## What to do:
Copy exactly the lines from the start of the material through the line with "hagar_y = [29.3, 63.0]". Pictures stay out of the copy.

═══ Provided material

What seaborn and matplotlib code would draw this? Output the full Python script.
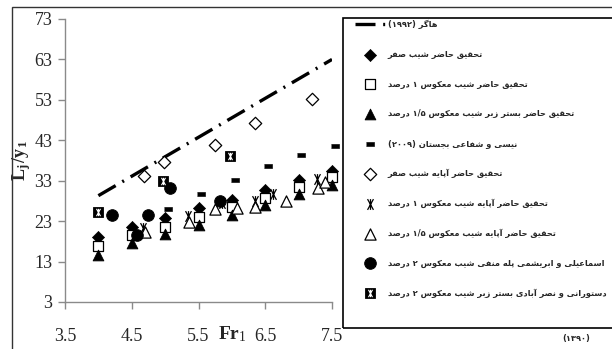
import re
import numpy as np
import pandas as pd
import seaborn as sns
import matplotlib
matplotlib.use("Agg")
import matplotlib.pyplot as plt
from matplotlib.path import Path
from matplotlib.patches import Rectangle
from matplotlib.font_manager import FontProperties

# ---------------- data ----------------
hagar_x = [4.0, 7.5]
hagar_y = [29.3, 63.0]

fr_main = [4.0, 4.5, 5.0, 5.5, 6.0, 6.5, 7.0, 7.5]
zero_slope = [19.1, 21.6, 23.7, 26.3, 28.2, 30.7, 33.2, 35.3]
rev_slope_1 = [16.9, 19.5, 21.6, 24.1, 26.6, 28.8, 31.5, 33.8]
rough_rev_15 = [14.6, 17.5, 19.7, 22.0, 24.5, 27.0, 29.6, 32.0]

nisi_x = [5.04, 5.54, 6.04, 6.54, 7.04, 7.54]
nisi_y = [26.0, 29.6, 33.3, 36.6, 39.4, 41.7]

apron_zero_x = [4.68, 4.99, 5.75, 6.35, 7.2]
apron_zero_y = [34.2, 37.7, 41.8, 47.3, 53.2]

apron_rev1_x = [4.67, 5.35, 5.85, 6.35, 6.62, 7.28]
apron_rev1_y = [21.4, 24.3, 27.4, 28.1, 29.8, 33.5]

apron_rev15_x = [4.7, 5.36, 5.75, 6.07, 6.34, 6.81, 7.29, 7.4]
apron_rev15_y = [20.4, 22.9, 25.9, 26.2, 26.4, 27.9, 31.1, 32.6]

esm_x = [4.21, 4.58, 4.74, 5.08, 5.82]
esm_y = [24.6, 19.6, 24.4, 31.3, 28.0]

dast_x = [4.0, 4.97, 5.97]
dast_y = [25.3, 33.0, 39.2]

labels = [
    "هاگر (۱۹۹۲)",
    "تحقیق حاضر شیب صفر",
    "تحقیق حاضر شیب معکوس ۱ درصد",
    "تحقیق حاضر بستر زبر شیب معکوس ۱/۵ درصد",
    "نیسی و شفاعی بجستان (۲۰۰۹)",
    "تحقیق حاضر آپایه شیب صفر",
    "تحقیق حاضر آپایه شیب معکوس ۱ درصد",
    "تحقیق حاضر آپایه شیب معکوس ۱/۵ درصد",
    "اسماعیلی و ابریشمی پله منفی شیب معکوس ۲ درصد",
    "دستورانی و نصر آبادی بستر زبر شیب معکوس ۲ درصد",
]
label_tail = "(۱۳۹۰)"

x_ticks = [3.5, 4.5, 5.5, 6.5, 7.5]
y_ticks = [3, 13, 23, 33, 43, 53, 63, 73]

# ------------- Persian shaping for display -------------
FORMS = {
    '\u0622': ('\uFE81', '\uFE82', None, None),
    '\u0627': ('\uFE8D', '\uFE8E', None, None),
    '\u0628': ('\uFE8F', '\uFE90', '\uFE91', '\uFE92'),
    '\u067E': ('\uFB56', '\uFB57', '\uFB58', '\uFB59'),
    '\u062A': ('\uFE95', '\uFE96', '\uFE97', '\uFE98'),
    '\u062C': ('\uFE9D', '\uFE9E', '\uFE9F', '\uFEA0'),
    '\u062D': ('\uFEA1', '\uFEA2', '\uFEA3', '\uFEA4'),
    '\u062F': ('\uFEA9', '\uFEAA', None, None),
    '\u0631': ('\uFEAD', '\uFEAE', None, None),
    '\u0632': ('\uFEAF', '\uFEB0', None, None),
    '\u0633': ('\uFEB1', '\uFEB2', '\uFEB3', '\uFEB4'),
    '\u0634': ('\uFEB5', '\uFEB6', '\uFEB7', '\uFEB8'),
    '\u0635': ('\uFEB9', '\uFEBA', '\uFEBB', '\uFEBC'),
    '\u0636': ('\uFEBD', '\uFEBE', '\uFEBF', '\uFEC0'),
    '\u0639': ('\uFEC9', '\uFECA', '\uFECB', '\uFECC'),
    '\u0641': ('\uFED1', '\uFED2', '\uFED3', '\uFED4'),
    '\u0642': ('\uFED5', '\uFED6', '\uFED7', '\uFED8'),
    '\u06A9': ('\uFB8E', '\uFB8F', '\uFB90', '\uFB91'),
    '\u06AF': ('\uFB92', '\uFB93', '\uFB94', '\uFB95'),
    '\u0644': ('\uFEDD', '\uFEDE', '\uFEDF', '\uFEE0'),
    '\u0645': ('\uFEE1', '\uFEE2', '\uFEE3', '\uFEE4'),
    '\u0646': ('\uFEE5', '\uFEE6', '\uFEE7', '\uFEE8'),
    '\u0647': ('\uFEE9', '\uFEEA', '\uFEEB', '\uFEEC'),
    '\u0648': ('\uFEED', '\uFEEE', None, None),
    '\u06CC': ('\uFBFC', '\uFBFD', '\uFBFE', '\uFBFF'),
}


def rtl(s):
    out = []
    for i, c in enumerate(s):
        if c not in FORMS:
            out.append(c)
            continue
        f = FORMS[c]
        prev_j = i > 0 and s[i - 1] in FORMS and FORMS[s[i - 1]][2] is not None
        next_j = f[2] is not None and i + 1 < len(s) and s[i + 1] in FORMS
        if prev_j and next_j:
            out.append(f[3])
        elif prev_j:
            out.append(f[1])
        elif next_j:
            out.append(f[2])
        else:
            out.append(f[0])
    v = ''.join(out)[::-1]
    v = v.translate(str.maketrans({'(': ')', ')': '('}))
    v = re.sub(r'[\u06F0-\u06F90-9]+(?:/[\u06F0-\u06F90-9]+)*', lambda m: m.group(0)[::-1], v)
    return v


# ---------------- figure ----------------
sns.set_style("white")
plt.rcParams['font.family'] = ['Liberation Serif', 'DejaVu Sans']
plt.rcParams['mathtext.fontset'] = 'custom'
plt.rcParams['mathtext.rm'] = 'Liberation Serif'
plt.rcParams['mathtext.it'] = 'Liberation Serif:italic'
plt.rcParams['mathtext.bf'] = 'Liberation Serif:bold'

W, H = 612, 349
fig = plt.figure(figsize=(W / 100, H / 100), dpi=100)
ax = fig.add_axes([65 / W, (H - 302) / H, 267 / W, 283 / H])

K = 'black'
star = Path([(-0.55, -1), (0.55, 1), (-0.55, 1), (0.55, -1), (0, -1), (0, 1)],
            [Path.MOVETO, Path.LINETO, Path.MOVETO, Path.LINETO, Path.MOVETO, Path.LINETO])
dash = [(-1, -0.45), (1, -0.45), (1, 0.45), (-1, 0.45)]

sns.lineplot(x=hagar_x, y=hagar_y, ax=ax, color=K, lw=2.4,
             ls=(0, (6, 2.3, 0.6, 2.3)), label='_h')
h_line = ax.get_lines()[-1]


def sc(x, y, **kw):
    before = len(ax.collections)
    sns.scatterplot(x=x, y=y, ax=ax, clip_on=False, zorder=3, **kw)
    return ax.collections[before]


h1 = sc(fr_main, zero_slope, marker='D', s=38, color=K, edgecolor=K)
h2 = sc(fr_main, rev_slope_1, marker='s', s=50, color='white', edgecolor=K, linewidth=0.9)
h3 = sc(fr_main, rough_rev_15, marker='^', s=60, color=K, edgecolor=K)
h4 = sc(nisi_x, nisi_y, marker=dash, s=30, color=K, edgecolor=K)
h5 = sc(apron_zero_x, apron_zero_y, marker='D', s=40, color='white', edgecolor=K, linewidth=0.9)
h6 = sc(apron_rev1_x, apron_rev1_y, marker=star, s=60, color=K, edgecolor=K, linewidth=0.9)
h7 = sc(apron_rev15_x, apron_rev15_y, marker='^', s=65, color='white', edgecolor=K, linewidth=0.9)
h8 = sc(esm_x, esm_y, marker='o', s=70, color=K, edgecolor=K)
h9a = sc(dast_x, dast_y, marker='s', s=55, color=K, edgecolor=K)
h9b = sc(dast_x, dast_y, marker=star, s=28, color='white', edgecolor='white', linewidth=0.8)

ax.set_xlim(3.5, 7.5)
ax.set_ylim(3, 73)
ax.set_xticks(x_ticks)
ax.set_xticklabels([str(v) for v in x_ticks])
ax.set_yticks(y_ticks)
for sp in ['top', 'right']:
    ax.spines[sp].set_visible(False)
for sp in ['left', 'bottom']:
    ax.spines[sp].set_color('#8a8a8a')
    ax.spines[sp].set_linewidth(1)
ax.tick_params(axis='y', direction='out', length=5, width=1, color='#8a8a8a',
               pad=4, labelsize=13, left=True)
ax.tick_params(axis='x', direction='out', length=5, width=1, color='#8a8a8a',
               pad=14, labelsize=13, bottom=True)

ax.set_xlabel(r'$\mathbf{Fr}_{\mathrm{1}}$', fontsize=14)
ax.xaxis.set_label_coords((232 - 65) / 267, (302 - 334) / 283)
ax.xaxis.label.set_va('center')
ax.set_ylabel(r'$\mathbf{L}_{\mathbf{j}}\,\mathbf{/y}_{\mathbf{1}}$', fontsize=13)
ax.yaxis.set_label_coords((22 - 65) / 267, (302 - 161) / 283)
ax.yaxis.label.set_va('center')

# legend: fit the longest label into the space available
shown = [rtl(t) for t in labels]
renderer = fig.canvas.get_renderer()
probes = [fig.text(0, 0, t, family=['DejaVu Sans'], weight='bold', fontsize=10) for t in shown]
maxw = max(p.get_window_extent(renderer).width for p in probes)
for p in probes:
    p.remove()
leg_fs = 10 * 219 / maxw
f_px = leg_fs * 100 / 72
pitch = (300 - 25) / 9
lspace = (pitch - 1.21 * f_px) / f_px
hlen = 30 / f_px
top_px = 25 - 0.6 * f_px

handles = [h_line, h1, h2, h3, h4, h5, h6, h7, h8, (h9a, h9b)]
leg = ax.legend(handles, shown, loc='upper left',
                bbox_to_anchor=(355 / W, 1 - top_px / H), bbox_transform=fig.transFigure,
                frameon=False, borderpad=0, borderaxespad=0,
                handlelength=hlen, handletextpad=2.5 / f_px, labelspacing=lspace,
                prop=FontProperties(family=['DejaVu Sans'], weight='bold', size=leg_fs))

# legend frame and figure frame
fig.add_artist(Rectangle((343 / W, (H - 328) / H), 1.0, 310 / H, transform=fig.transFigure,
                         fill=False, edgecolor=K, lw=1.2, clip_on=False))
fig.add_artist(Rectangle((12 / W, -0.2), 1.2, (H - 7) / H + 0.2, transform=fig.transFigure,
                         fill=False, edgecolor='#333333', lw=1.0, clip_on=False))
fig.text(590 / W, 1 - 339 / H, rtl(label_tail), ha='right', va='center',
         family=['DejaVu Sans'], weight='bold', fontsize=leg_fs)

fig.savefig('out.png', dpi=100)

══════

## Result for this exercise:
What seaborn and matplotlib code would draw this? Output the full Python script.
import re
import numpy as np
import pandas as pd
import seaborn as sns
import matplotlib
matplotlib.use("Agg")
import matplotlib.pyplot as plt
from matplotlib.path import Path
from matplotlib.patches import Rectangle
from matplotlib.font_manager import FontProperties

# ---------------- data ----------------
hagar_x = [4.0, 7.5]
hagar_y = [29.3, 63.0]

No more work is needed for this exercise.